### Objective
Quote from the first line below through the line that contains "import matplotlib.pyplot as plt", both included, and leave the pictures out.

● ● ●

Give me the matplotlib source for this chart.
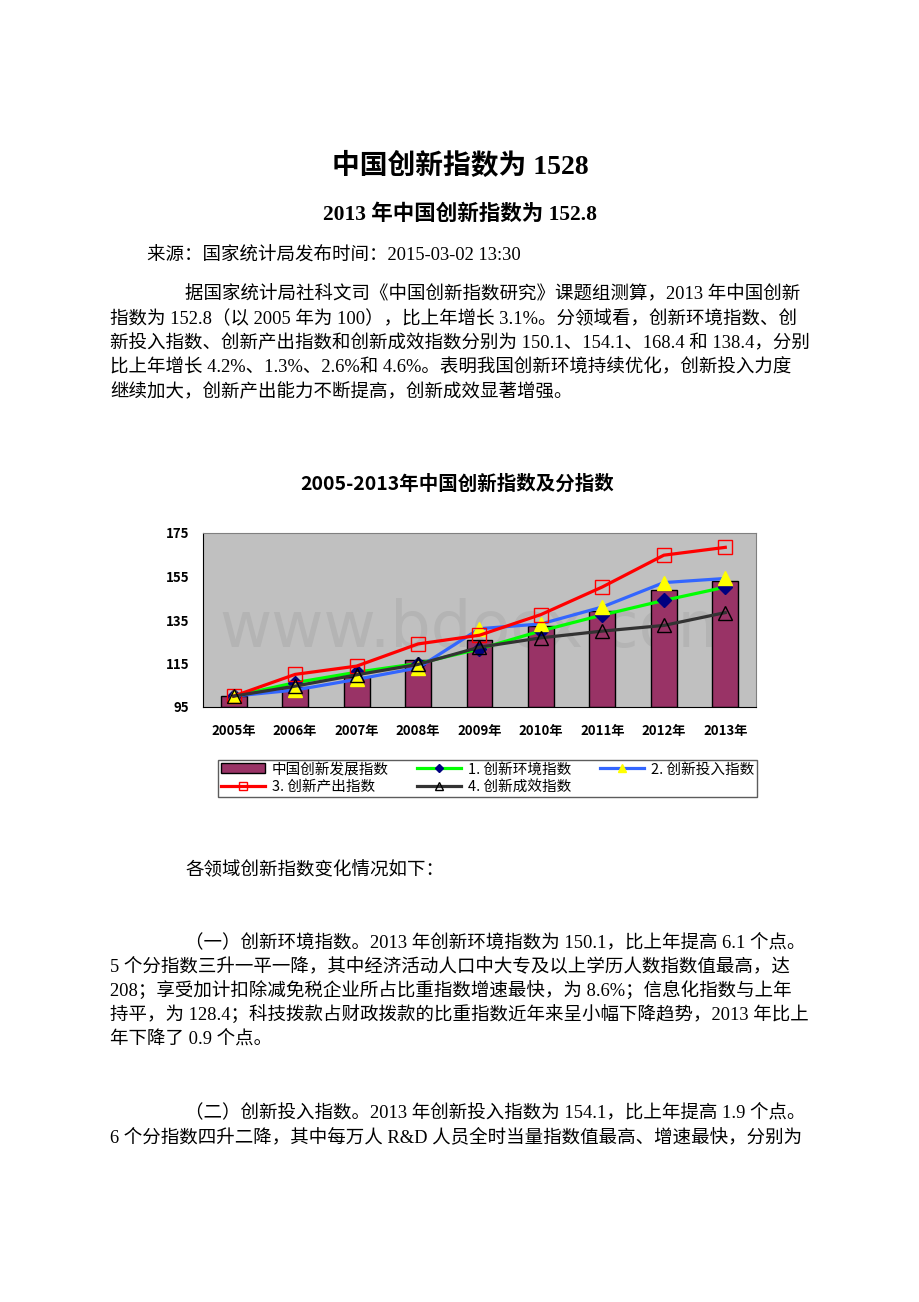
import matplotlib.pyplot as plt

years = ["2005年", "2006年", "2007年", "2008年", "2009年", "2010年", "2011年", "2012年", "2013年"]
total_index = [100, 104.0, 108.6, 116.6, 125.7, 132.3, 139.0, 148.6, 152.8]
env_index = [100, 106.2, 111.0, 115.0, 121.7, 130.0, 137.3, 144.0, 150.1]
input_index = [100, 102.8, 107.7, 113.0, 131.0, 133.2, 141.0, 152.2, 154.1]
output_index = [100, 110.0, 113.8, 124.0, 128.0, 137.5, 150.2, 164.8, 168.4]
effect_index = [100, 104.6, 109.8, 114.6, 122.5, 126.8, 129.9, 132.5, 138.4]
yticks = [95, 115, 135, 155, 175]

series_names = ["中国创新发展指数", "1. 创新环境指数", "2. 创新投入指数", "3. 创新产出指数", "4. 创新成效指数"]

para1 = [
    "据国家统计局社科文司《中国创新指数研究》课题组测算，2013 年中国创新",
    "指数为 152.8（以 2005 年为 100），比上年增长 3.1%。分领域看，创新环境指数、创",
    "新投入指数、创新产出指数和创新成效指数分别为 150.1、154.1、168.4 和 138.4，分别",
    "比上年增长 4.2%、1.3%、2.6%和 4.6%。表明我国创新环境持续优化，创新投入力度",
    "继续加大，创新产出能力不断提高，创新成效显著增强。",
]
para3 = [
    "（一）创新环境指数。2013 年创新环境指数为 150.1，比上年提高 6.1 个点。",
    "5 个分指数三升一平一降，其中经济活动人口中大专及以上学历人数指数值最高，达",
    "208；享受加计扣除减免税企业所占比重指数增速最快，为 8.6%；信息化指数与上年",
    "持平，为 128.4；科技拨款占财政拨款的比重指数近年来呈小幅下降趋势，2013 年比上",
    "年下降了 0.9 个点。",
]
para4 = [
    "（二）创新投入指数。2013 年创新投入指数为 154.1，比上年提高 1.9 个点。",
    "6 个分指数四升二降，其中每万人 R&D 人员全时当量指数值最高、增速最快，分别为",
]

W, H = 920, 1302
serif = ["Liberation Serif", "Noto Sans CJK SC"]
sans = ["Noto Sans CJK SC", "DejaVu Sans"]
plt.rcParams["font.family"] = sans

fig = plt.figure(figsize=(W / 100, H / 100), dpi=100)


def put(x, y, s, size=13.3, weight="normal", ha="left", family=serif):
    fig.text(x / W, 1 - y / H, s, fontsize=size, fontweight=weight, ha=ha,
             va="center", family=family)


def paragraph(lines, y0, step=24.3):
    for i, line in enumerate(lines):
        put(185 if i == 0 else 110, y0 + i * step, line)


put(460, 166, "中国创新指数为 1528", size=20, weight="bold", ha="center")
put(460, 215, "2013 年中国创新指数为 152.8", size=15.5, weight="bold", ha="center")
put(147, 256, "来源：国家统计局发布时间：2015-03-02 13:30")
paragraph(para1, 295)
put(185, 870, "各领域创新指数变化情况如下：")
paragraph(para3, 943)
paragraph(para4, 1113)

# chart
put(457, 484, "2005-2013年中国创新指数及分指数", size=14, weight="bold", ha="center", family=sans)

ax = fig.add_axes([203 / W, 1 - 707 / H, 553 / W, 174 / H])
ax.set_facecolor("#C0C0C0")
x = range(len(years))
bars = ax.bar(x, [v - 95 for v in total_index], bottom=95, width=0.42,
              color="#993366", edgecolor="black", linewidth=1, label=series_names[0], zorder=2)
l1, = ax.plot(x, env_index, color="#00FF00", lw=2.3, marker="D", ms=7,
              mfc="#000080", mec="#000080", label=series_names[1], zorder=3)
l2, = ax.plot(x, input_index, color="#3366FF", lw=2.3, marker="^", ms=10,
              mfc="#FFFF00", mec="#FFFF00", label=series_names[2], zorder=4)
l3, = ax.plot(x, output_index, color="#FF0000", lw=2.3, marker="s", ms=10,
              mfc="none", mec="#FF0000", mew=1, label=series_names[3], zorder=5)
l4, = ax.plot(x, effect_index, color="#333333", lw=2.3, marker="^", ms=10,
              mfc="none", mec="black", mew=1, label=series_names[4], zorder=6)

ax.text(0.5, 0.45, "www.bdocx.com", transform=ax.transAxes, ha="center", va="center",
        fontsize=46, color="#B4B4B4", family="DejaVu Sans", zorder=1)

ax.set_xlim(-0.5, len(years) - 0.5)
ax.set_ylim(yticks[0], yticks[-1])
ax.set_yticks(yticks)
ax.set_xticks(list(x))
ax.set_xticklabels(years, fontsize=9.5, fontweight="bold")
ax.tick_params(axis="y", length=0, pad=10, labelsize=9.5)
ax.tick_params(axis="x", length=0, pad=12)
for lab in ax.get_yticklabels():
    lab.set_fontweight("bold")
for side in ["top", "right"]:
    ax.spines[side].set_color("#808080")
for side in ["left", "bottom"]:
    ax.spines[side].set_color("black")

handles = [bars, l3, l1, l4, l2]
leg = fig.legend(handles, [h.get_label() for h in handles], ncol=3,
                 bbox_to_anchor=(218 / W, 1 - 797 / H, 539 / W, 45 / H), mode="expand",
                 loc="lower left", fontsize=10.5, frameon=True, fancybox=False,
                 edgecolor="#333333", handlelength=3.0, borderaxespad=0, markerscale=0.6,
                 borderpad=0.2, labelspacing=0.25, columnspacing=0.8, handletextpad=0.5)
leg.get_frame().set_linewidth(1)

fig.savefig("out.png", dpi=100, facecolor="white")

● ● ●

### Response below
Give me the matplotlib source for this chart.
import matplotlib.pyplot as plt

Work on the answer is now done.